— Begin Working data —

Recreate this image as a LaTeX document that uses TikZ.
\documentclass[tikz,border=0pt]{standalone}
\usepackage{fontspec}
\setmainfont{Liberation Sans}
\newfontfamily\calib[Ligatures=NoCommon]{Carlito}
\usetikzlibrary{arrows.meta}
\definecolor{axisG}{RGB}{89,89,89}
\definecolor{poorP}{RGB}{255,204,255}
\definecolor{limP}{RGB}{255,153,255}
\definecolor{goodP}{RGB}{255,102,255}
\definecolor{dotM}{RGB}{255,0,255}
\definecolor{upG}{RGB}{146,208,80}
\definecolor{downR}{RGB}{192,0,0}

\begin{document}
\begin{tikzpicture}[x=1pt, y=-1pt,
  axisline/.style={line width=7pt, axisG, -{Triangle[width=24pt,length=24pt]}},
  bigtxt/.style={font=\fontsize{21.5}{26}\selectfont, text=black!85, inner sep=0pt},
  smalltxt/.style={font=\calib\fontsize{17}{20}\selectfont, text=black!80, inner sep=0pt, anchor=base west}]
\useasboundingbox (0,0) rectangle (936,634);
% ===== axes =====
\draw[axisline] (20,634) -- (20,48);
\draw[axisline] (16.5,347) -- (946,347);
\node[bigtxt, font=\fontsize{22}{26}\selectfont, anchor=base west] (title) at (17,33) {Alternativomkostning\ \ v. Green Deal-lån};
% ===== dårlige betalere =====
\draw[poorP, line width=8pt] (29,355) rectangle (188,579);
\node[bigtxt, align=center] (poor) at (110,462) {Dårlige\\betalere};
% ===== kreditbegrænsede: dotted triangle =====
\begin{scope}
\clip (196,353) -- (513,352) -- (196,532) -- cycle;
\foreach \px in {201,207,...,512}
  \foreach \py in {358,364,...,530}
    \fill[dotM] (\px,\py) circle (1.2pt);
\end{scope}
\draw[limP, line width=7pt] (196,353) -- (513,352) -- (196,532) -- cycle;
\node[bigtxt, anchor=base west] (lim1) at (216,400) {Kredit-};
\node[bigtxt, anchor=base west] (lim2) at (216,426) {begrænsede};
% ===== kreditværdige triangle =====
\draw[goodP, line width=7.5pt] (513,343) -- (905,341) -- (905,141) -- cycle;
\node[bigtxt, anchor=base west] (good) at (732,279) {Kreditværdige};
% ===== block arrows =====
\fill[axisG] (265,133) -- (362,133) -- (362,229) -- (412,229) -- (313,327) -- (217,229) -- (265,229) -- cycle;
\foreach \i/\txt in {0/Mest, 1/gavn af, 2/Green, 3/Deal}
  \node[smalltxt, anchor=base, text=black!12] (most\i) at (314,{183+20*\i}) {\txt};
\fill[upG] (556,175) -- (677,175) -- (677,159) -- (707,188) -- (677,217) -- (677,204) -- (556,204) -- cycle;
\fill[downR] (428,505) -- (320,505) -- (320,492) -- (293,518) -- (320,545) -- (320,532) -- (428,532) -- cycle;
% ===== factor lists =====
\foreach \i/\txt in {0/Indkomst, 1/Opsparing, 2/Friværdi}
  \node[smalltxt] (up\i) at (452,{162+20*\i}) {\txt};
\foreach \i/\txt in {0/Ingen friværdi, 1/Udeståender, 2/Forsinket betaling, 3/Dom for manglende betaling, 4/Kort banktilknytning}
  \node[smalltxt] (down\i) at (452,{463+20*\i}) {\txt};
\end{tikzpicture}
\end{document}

— End Working data —
— Begin Working data —

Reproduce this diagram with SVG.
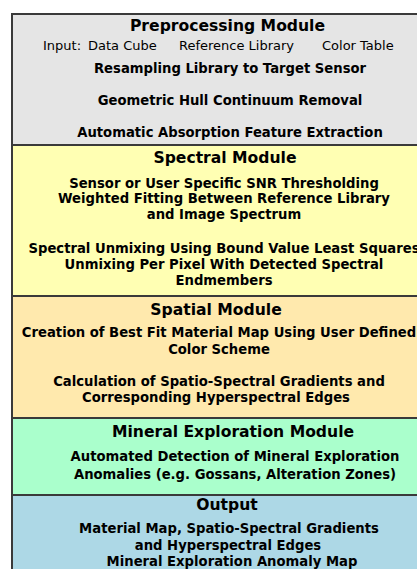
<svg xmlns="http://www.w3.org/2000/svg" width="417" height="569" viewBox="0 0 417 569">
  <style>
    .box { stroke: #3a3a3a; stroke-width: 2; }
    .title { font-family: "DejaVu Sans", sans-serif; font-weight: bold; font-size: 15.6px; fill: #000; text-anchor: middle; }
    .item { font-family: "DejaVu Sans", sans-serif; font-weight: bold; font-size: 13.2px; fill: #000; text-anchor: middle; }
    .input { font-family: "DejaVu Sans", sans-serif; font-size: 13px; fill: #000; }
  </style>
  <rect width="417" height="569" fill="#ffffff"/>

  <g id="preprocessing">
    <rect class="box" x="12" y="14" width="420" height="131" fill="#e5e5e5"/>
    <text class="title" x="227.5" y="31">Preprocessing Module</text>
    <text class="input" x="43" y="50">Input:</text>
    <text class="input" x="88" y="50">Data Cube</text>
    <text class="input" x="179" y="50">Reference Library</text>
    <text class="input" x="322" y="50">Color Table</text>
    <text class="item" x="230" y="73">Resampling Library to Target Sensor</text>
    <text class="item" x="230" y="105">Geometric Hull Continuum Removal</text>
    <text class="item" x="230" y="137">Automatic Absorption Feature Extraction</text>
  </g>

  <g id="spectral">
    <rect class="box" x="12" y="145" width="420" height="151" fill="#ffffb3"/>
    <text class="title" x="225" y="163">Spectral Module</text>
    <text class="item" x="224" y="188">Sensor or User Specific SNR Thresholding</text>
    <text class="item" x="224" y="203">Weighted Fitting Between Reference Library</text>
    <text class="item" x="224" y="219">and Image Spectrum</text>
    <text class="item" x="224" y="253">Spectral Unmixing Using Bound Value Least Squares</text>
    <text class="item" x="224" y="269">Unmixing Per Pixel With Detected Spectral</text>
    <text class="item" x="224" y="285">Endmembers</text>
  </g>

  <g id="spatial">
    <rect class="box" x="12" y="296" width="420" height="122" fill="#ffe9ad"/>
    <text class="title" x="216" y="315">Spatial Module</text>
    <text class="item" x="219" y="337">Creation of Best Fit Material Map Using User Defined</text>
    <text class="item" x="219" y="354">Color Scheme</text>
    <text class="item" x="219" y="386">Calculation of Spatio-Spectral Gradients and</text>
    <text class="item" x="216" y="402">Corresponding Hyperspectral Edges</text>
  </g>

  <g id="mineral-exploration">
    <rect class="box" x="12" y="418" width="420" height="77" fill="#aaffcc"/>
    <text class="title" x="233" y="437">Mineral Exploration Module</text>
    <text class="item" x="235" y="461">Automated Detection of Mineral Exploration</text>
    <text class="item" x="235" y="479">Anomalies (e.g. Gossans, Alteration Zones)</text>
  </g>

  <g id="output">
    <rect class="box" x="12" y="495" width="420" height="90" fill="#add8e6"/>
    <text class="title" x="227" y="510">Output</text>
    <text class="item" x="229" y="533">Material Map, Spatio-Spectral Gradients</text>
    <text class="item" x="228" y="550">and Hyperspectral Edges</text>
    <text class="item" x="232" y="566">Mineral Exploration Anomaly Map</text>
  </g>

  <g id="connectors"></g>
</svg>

— End Working data —
— Begin Working data —

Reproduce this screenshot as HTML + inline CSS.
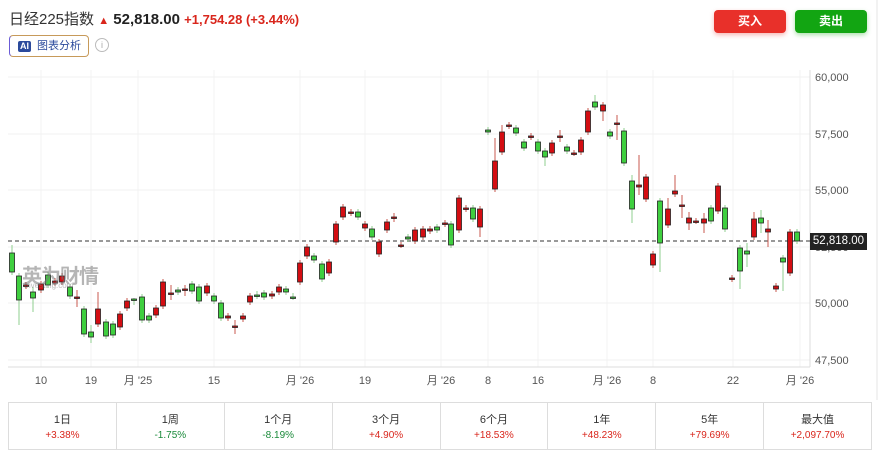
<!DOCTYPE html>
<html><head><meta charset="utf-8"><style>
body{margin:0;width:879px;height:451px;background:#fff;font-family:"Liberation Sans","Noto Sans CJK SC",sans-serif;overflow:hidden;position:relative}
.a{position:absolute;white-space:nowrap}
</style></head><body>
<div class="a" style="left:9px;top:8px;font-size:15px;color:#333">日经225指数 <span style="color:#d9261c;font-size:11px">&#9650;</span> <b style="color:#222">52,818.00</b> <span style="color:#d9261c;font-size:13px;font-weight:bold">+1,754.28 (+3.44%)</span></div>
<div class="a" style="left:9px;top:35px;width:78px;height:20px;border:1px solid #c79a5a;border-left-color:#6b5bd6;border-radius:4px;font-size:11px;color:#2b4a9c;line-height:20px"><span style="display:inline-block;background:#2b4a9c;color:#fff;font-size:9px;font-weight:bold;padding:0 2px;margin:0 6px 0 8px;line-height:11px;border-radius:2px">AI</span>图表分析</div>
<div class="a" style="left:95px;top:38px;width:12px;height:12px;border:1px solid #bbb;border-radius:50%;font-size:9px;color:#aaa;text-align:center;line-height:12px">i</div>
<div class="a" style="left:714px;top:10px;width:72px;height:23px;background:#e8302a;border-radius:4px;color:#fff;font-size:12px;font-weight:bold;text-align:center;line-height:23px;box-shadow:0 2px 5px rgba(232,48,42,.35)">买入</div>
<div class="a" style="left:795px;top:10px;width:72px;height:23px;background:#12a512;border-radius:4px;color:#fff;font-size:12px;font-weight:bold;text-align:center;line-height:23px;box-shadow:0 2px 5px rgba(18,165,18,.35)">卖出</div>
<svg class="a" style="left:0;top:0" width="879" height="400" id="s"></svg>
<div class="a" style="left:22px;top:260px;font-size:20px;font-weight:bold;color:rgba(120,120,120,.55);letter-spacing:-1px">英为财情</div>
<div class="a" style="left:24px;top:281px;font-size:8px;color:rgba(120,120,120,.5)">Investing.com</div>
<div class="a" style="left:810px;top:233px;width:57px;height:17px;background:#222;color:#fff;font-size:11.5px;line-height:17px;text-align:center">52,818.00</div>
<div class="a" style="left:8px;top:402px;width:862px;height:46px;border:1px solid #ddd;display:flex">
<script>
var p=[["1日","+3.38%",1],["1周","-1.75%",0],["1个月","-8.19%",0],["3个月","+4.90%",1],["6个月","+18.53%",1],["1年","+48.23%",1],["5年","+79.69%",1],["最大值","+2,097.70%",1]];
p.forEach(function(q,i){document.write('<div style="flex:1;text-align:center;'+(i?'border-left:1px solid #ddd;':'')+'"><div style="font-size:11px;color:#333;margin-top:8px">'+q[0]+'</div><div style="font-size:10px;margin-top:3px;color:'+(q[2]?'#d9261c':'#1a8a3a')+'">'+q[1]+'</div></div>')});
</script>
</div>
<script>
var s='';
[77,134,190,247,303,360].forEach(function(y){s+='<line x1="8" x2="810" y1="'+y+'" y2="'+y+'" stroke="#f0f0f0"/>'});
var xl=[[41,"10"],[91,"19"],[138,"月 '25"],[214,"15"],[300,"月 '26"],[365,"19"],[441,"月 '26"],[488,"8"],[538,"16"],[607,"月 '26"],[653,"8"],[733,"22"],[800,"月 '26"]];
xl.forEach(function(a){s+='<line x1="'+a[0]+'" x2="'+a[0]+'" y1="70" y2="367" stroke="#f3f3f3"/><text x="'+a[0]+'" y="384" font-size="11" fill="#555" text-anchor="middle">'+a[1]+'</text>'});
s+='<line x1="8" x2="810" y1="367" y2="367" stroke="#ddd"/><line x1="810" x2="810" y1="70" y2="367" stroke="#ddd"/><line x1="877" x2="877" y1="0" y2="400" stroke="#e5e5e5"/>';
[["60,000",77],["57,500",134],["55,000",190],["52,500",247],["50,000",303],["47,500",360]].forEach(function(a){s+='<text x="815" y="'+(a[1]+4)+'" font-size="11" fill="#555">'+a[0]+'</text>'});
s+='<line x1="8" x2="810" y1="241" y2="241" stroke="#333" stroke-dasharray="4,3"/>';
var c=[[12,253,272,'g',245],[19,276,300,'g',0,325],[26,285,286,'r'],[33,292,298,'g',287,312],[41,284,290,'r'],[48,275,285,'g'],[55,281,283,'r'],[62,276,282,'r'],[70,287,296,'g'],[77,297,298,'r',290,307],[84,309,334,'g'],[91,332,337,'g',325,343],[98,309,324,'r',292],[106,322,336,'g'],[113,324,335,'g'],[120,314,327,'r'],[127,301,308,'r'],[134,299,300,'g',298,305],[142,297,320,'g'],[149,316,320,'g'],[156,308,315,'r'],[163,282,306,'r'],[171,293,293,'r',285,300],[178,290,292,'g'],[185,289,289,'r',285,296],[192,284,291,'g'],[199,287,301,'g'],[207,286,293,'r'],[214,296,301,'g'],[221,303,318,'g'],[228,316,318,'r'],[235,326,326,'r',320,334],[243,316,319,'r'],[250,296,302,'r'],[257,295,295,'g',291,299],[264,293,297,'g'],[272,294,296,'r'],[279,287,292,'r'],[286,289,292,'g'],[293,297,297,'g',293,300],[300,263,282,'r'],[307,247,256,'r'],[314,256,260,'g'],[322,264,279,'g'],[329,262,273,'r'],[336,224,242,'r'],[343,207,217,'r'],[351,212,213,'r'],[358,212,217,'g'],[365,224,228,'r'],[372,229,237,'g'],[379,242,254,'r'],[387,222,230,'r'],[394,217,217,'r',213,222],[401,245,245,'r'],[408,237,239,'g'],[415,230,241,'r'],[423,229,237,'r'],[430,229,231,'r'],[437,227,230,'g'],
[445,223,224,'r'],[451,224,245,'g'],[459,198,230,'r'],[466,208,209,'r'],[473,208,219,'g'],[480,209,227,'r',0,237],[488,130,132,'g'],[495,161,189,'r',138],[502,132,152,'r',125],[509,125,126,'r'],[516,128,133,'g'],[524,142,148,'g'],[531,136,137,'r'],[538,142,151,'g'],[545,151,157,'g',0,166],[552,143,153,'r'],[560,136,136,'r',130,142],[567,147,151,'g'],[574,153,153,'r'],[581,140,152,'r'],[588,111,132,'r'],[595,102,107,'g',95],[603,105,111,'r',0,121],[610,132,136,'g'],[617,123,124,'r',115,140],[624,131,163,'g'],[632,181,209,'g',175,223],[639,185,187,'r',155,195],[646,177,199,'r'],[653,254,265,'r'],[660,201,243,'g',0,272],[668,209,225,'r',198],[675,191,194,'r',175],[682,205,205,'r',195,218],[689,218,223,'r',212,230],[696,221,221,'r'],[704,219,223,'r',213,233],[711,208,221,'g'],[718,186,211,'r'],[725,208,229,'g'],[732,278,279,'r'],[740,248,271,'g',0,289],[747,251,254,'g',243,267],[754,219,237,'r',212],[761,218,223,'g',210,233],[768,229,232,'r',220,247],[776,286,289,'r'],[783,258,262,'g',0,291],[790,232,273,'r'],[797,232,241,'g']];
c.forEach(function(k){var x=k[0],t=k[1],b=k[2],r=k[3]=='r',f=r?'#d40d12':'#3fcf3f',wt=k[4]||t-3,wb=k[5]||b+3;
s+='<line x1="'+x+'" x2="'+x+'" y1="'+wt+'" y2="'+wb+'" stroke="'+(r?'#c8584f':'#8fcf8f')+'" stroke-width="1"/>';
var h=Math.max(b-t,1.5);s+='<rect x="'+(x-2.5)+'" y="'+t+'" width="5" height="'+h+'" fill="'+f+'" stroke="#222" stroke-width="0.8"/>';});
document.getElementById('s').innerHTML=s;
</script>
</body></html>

— End Working data —

> _Task requirements_: Only the number is wanted: how many lines of the material above include the word "inline"?

> _Expected answer_: 2